The problem is aggravated by the fact that the agents in a team or organization tend to enforce a “code of silence” among themselves (through various formal or informal sanctions and mutual protection), to ensure members remain loyal to the agency itself and do not inform external parties of any deviation from the principals’ stated goals. As we wrote in the introduction of a paper with A. Bisin (here) dealing with formal theoretical aspects of these moral hazard issues: “informants within teams are exceptions, usually ostracized, harassed and subjected to social sanctions by their teammates; for this reason, in many private and public institutions whistleblowers rarely come forward and need to be formally protected when they do.”
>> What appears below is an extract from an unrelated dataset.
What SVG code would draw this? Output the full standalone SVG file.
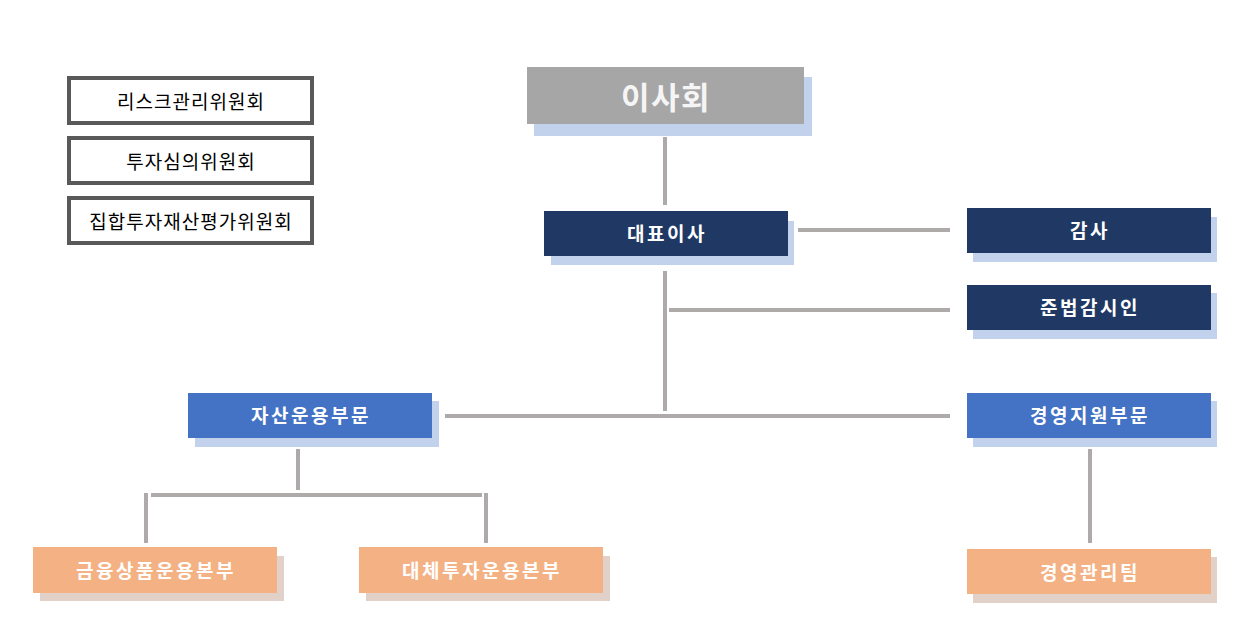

In those contexts, whistleblowers play an important role in warning us about and therefore prevent abuses of power. To protect our freedom, we need to encourage people involved in structures of power (public and private) to blow the whistle when they witness practices in violation of our rights and liberties. People like Snowden should be commended and protected, not prosecuted or forced into exile. But no warning will be effective if we don’t act upon them to radically reform our laws and institutions, in order to prevent as much as possible those deviations in the first place.